• SUPPLIED INFORMATION:

====

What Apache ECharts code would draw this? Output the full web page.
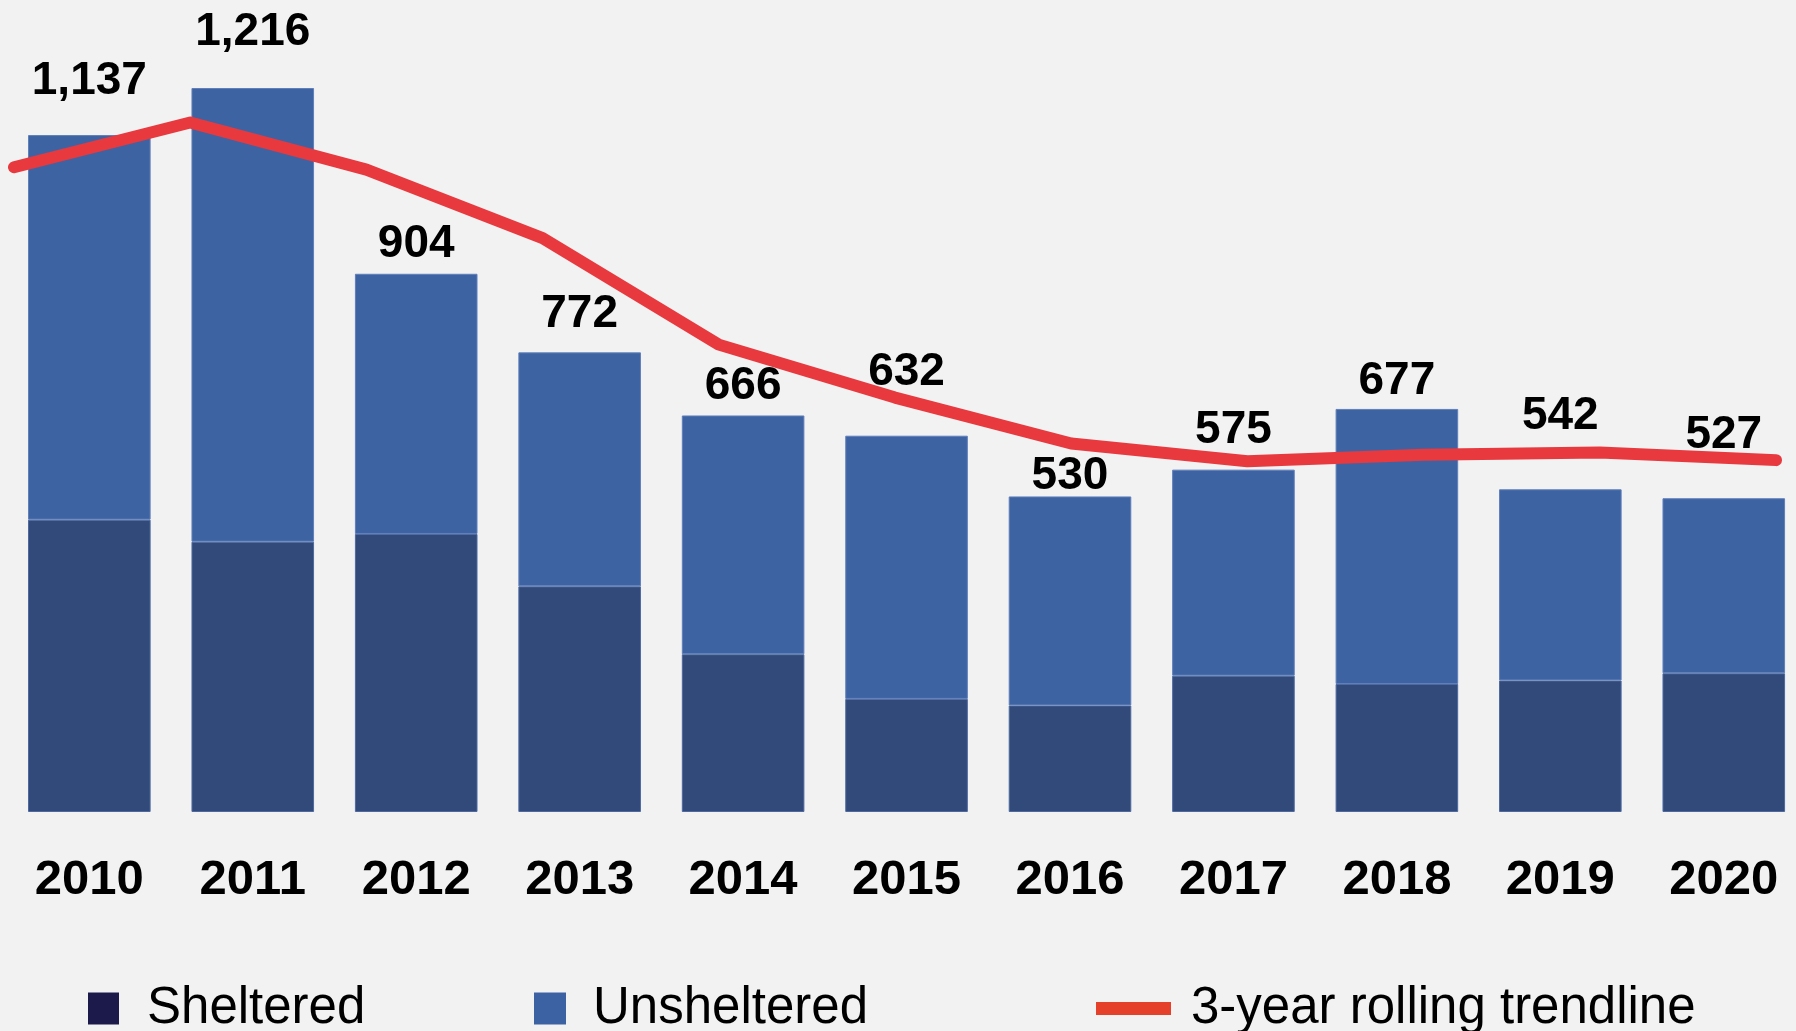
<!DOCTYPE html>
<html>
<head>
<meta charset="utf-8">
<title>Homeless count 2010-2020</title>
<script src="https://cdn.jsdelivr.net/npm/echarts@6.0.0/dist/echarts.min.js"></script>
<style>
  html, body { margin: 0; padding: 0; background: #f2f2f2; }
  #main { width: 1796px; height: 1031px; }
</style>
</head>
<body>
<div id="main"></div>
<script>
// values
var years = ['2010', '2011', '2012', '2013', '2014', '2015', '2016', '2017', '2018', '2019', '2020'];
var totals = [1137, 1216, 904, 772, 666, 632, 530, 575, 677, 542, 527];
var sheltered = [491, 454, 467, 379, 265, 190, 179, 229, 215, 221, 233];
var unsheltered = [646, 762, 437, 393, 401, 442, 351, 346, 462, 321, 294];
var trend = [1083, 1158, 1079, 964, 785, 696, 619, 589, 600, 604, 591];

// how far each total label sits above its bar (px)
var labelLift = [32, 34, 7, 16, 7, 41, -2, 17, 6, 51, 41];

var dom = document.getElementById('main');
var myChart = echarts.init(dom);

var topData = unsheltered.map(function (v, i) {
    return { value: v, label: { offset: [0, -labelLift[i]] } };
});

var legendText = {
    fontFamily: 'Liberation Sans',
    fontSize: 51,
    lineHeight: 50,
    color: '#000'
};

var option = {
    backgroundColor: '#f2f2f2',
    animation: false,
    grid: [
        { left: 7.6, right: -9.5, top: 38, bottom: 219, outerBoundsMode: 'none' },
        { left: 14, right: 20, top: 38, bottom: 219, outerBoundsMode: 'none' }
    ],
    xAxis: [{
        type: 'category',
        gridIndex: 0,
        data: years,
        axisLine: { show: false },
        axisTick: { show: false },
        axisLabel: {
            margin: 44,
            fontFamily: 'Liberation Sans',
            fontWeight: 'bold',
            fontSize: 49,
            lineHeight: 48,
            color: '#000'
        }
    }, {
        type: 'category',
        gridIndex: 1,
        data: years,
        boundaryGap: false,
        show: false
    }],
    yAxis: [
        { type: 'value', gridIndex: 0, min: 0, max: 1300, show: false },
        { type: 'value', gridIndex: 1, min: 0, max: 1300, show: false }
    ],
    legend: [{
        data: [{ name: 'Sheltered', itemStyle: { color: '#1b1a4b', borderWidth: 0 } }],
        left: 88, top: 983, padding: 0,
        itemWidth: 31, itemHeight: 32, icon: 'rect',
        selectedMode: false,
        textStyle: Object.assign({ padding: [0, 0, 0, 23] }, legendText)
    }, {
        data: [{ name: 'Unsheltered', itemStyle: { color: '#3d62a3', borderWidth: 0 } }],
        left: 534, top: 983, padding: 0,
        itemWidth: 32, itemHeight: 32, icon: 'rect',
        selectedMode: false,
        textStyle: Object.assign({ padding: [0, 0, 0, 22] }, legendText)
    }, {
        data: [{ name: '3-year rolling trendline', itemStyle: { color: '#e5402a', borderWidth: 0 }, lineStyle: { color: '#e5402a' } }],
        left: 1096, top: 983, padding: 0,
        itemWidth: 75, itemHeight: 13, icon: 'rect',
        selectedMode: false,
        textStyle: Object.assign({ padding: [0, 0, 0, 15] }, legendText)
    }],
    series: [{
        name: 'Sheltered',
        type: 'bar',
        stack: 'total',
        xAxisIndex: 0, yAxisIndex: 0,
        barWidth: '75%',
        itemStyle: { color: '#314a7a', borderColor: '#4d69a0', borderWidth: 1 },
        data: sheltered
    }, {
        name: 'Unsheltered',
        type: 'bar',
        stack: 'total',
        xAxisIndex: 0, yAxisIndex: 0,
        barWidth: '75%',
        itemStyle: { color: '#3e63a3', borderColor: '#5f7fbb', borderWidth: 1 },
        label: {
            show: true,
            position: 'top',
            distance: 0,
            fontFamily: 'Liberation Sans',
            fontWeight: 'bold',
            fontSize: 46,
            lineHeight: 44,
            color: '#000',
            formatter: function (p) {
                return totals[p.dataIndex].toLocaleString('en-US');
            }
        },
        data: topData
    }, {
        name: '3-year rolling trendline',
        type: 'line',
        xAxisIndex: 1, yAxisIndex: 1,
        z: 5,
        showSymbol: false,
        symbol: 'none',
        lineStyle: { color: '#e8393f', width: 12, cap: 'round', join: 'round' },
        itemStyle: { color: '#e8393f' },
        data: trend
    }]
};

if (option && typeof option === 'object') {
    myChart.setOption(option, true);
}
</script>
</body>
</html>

====

• WHAT IS EXPECTED: Extract the lines exactly, please: the first line of the listing, the line with "6, 51, 41];", and every line between them, but no pictures.

• WRITTEN REPLY:
What Apache ECharts code would draw this? Output the full web page.
<!DOCTYPE html>
<html>
<head>
<meta charset="utf-8">
<title>Homeless count 2010-2020</title>
<script src="https://cdn.jsdelivr.net/npm/echarts@6.0.0/dist/echarts.min.js"></script>
<style>
  html, body { margin: 0; padding: 0; background: #f2f2f2; }
  #main { width: 1796px; height: 1031px; }
</style>
</head>
<body>
<div id="main"></div>
<script>
// values
var years = ['2010', '2011', '2012', '2013', '2014', '2015', '2016', '2017', '2018', '2019', '2020'];
var totals = [1137, 1216, 904, 772, 666, 632, 530, 575, 677, 542, 527];
var sheltered = [491, 454, 467, 379, 265, 190, 179, 229, 215, 221, 233];
var unsheltered = [646, 762, 437, 393, 401, 442, 351, 346, 462, 321, 294];
var trend = [1083, 1158, 1079, 964, 785, 696, 619, 589, 600, 604, 591];

// how far each total label sits above its bar (px)
var labelLift = [32, 34, 7, 16, 7, 41, -2, 17, 6, 51, 41];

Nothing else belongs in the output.